Transcribe only part of the material below: the lines from the one containing "Output the web" through the one containing "['0e+00', '1e-06', '2e-06', '3e-06', '4e-06'];", inclusive, exactly as written.

▸ Material provided:
-- begin --

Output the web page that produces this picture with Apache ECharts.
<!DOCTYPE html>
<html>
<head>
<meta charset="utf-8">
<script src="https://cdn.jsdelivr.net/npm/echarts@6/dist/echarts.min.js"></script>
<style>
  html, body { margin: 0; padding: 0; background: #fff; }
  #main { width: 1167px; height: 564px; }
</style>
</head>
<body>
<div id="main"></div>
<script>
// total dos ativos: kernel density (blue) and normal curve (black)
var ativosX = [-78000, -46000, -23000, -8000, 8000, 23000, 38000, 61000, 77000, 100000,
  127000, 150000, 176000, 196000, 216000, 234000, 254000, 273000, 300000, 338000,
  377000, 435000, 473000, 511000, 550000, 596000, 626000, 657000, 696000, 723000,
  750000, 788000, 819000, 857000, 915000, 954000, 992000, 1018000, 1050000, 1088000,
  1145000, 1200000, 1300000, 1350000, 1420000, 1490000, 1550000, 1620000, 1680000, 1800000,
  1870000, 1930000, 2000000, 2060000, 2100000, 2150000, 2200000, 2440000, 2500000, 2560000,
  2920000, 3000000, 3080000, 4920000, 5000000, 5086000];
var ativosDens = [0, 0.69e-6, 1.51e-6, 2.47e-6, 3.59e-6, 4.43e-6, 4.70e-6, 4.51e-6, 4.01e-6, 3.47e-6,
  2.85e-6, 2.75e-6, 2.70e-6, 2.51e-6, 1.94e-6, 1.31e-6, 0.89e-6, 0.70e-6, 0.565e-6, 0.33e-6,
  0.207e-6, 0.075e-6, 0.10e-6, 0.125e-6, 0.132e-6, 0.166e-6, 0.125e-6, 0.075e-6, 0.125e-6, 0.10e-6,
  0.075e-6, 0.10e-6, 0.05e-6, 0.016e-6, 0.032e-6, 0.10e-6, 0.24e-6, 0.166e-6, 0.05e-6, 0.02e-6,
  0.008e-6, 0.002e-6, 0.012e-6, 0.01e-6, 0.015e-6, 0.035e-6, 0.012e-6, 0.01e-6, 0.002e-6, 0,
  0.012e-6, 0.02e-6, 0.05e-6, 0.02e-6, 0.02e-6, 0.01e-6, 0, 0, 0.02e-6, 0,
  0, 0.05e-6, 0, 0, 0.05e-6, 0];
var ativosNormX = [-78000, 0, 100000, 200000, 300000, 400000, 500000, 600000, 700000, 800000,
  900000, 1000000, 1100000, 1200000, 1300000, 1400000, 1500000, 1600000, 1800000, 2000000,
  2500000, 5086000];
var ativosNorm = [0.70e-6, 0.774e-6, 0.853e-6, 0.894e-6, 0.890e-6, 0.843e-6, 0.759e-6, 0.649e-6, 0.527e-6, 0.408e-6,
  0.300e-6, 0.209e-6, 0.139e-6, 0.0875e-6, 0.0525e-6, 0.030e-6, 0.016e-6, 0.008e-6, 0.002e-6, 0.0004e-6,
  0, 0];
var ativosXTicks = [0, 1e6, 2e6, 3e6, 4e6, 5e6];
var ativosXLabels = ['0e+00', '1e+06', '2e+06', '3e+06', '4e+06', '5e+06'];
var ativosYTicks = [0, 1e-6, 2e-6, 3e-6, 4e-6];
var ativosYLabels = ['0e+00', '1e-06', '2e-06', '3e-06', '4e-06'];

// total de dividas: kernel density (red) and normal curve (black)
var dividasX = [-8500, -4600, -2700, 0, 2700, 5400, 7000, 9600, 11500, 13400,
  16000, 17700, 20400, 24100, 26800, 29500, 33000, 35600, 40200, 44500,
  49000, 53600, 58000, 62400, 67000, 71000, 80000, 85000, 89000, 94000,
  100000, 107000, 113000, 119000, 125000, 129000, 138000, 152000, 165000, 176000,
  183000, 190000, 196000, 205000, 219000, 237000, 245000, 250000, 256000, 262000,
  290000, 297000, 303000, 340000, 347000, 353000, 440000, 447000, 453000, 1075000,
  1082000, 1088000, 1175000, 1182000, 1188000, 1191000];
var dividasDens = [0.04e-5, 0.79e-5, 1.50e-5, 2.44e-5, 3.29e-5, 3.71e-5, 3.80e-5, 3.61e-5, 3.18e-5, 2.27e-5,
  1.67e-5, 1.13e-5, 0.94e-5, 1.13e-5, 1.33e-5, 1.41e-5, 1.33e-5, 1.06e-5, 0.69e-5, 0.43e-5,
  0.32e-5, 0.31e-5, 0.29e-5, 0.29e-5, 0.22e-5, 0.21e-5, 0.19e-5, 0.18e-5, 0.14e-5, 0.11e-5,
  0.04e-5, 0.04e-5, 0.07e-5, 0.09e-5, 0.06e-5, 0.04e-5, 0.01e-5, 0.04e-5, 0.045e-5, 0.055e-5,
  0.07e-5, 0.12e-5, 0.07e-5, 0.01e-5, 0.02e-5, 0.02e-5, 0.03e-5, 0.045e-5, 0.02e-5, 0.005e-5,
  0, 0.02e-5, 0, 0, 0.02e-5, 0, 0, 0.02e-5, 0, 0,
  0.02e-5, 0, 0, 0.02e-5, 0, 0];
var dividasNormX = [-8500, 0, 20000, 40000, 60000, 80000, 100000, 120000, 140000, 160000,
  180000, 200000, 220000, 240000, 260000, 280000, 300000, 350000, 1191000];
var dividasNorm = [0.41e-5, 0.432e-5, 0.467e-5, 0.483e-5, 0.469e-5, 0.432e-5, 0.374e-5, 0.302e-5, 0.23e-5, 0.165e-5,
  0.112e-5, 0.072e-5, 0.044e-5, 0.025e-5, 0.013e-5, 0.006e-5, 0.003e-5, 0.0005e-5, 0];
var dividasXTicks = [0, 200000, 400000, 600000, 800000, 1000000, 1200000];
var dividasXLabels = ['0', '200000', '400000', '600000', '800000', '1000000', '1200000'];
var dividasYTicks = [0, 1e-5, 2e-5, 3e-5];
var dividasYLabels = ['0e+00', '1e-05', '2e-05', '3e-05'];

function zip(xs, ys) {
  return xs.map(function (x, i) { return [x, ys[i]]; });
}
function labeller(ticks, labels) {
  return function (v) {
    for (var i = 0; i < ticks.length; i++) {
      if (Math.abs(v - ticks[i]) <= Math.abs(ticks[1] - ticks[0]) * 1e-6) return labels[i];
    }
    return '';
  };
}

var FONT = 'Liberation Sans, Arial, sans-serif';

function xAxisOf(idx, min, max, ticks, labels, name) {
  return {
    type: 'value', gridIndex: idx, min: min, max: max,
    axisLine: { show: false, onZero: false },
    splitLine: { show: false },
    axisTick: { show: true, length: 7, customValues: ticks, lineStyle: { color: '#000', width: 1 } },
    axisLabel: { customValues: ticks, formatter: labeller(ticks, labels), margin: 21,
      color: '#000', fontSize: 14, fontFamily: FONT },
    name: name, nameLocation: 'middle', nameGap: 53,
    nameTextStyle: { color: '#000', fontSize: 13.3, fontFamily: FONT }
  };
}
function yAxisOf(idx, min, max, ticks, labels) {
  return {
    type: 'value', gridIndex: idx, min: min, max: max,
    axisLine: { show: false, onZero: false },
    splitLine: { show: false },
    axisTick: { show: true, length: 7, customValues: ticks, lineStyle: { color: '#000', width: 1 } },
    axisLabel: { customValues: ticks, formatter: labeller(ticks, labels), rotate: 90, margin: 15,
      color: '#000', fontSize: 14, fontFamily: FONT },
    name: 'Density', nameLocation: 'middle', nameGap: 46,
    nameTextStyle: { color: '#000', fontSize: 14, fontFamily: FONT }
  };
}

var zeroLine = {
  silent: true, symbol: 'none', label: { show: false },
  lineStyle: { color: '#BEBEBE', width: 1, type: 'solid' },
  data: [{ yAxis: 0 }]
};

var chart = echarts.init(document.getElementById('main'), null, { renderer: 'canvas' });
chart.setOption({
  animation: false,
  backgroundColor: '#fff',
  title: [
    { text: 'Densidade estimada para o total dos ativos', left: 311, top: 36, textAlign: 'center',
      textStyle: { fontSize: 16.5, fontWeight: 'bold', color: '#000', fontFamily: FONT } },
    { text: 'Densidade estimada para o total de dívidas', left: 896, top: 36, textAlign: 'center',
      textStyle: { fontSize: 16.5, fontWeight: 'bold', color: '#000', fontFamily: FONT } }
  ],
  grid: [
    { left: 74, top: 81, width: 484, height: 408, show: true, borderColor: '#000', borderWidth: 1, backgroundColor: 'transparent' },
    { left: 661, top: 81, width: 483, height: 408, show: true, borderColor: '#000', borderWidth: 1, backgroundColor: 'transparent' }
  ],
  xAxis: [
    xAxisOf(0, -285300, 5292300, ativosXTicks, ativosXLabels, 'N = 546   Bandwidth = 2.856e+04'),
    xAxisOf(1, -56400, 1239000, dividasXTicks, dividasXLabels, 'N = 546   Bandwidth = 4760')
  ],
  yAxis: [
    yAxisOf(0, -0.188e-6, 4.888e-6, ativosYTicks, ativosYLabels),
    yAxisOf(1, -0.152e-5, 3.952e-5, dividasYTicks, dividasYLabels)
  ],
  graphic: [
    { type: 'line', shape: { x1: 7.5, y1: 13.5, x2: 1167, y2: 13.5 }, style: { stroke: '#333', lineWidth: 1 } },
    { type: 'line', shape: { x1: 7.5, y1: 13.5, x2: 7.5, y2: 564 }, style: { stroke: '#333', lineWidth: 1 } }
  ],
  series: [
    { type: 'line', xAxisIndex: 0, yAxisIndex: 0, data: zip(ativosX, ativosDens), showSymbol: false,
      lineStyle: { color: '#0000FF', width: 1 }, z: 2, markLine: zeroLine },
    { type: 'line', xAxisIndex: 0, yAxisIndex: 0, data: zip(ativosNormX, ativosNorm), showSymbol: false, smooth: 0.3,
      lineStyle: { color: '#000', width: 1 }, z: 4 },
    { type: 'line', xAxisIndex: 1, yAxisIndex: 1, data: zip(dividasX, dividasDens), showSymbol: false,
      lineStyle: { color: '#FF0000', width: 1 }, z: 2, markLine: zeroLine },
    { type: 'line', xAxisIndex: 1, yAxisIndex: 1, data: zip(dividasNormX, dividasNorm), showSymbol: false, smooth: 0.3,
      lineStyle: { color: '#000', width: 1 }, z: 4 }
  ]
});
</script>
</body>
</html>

-- end --
-- begin --

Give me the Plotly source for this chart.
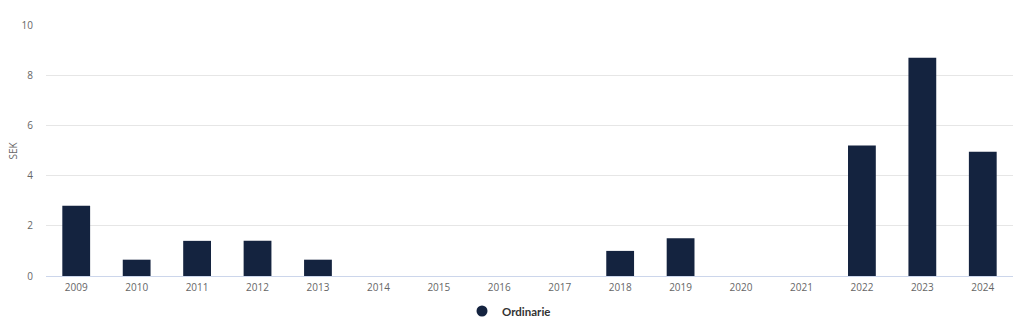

-- end --

▸ Response below:
Output the web page that produces this picture with Apache ECharts.
<!DOCTYPE html>
<html>
<head>
<meta charset="utf-8">
<script src="https://cdn.jsdelivr.net/npm/echarts@6/dist/echarts.min.js"></script>
<style>
  html, body { margin: 0; padding: 0; background: #fff; }
  #main { width: 1167px; height: 564px; }
</style>
</head>
<body>
<div id="main"></div>
<script>
// total dos ativos: kernel density (blue) and normal curve (black)
var ativosX = [-78000, -46000, -23000, -8000, 8000, 23000, 38000, 61000, 77000, 100000,
  127000, 150000, 176000, 196000, 216000, 234000, 254000, 273000, 300000, 338000,
  377000, 435000, 473000, 511000, 550000, 596000, 626000, 657000, 696000, 723000,
  750000, 788000, 819000, 857000, 915000, 954000, 992000, 1018000, 1050000, 1088000,
  1145000, 1200000, 1300000, 1350000, 1420000, 1490000, 1550000, 1620000, 1680000, 1800000,
  1870000, 1930000, 2000000, 2060000, 2100000, 2150000, 2200000, 2440000, 2500000, 2560000,
  2920000, 3000000, 3080000, 4920000, 5000000, 5086000];
var ativosDens = [0, 0.69e-6, 1.51e-6, 2.47e-6, 3.59e-6, 4.43e-6, 4.70e-6, 4.51e-6, 4.01e-6, 3.47e-6,
  2.85e-6, 2.75e-6, 2.70e-6, 2.51e-6, 1.94e-6, 1.31e-6, 0.89e-6, 0.70e-6, 0.565e-6, 0.33e-6,
  0.207e-6, 0.075e-6, 0.10e-6, 0.125e-6, 0.132e-6, 0.166e-6, 0.125e-6, 0.075e-6, 0.125e-6, 0.10e-6,
  0.075e-6, 0.10e-6, 0.05e-6, 0.016e-6, 0.032e-6, 0.10e-6, 0.24e-6, 0.166e-6, 0.05e-6, 0.02e-6,
  0.008e-6, 0.002e-6, 0.012e-6, 0.01e-6, 0.015e-6, 0.035e-6, 0.012e-6, 0.01e-6, 0.002e-6, 0,
  0.012e-6, 0.02e-6, 0.05e-6, 0.02e-6, 0.02e-6, 0.01e-6, 0, 0, 0.02e-6, 0,
  0, 0.05e-6, 0, 0, 0.05e-6, 0];
var ativosNormX = [-78000, 0, 100000, 200000, 300000, 400000, 500000, 600000, 700000, 800000,
  900000, 1000000, 1100000, 1200000, 1300000, 1400000, 1500000, 1600000, 1800000, 2000000,
  2500000, 5086000];
var ativosNorm = [0.70e-6, 0.774e-6, 0.853e-6, 0.894e-6, 0.890e-6, 0.843e-6, 0.759e-6, 0.649e-6, 0.527e-6, 0.408e-6,
  0.300e-6, 0.209e-6, 0.139e-6, 0.0875e-6, 0.0525e-6, 0.030e-6, 0.016e-6, 0.008e-6, 0.002e-6, 0.0004e-6,
  0, 0];
var ativosXTicks = [0, 1e6, 2e6, 3e6, 4e6, 5e6];
var ativosXLabels = ['0e+00', '1e+06', '2e+06', '3e+06', '4e+06', '5e+06'];
var ativosYTicks = [0, 1e-6, 2e-6, 3e-6, 4e-6];
var ativosYLabels = ['0e+00', '1e-06', '2e-06', '3e-06', '4e-06'];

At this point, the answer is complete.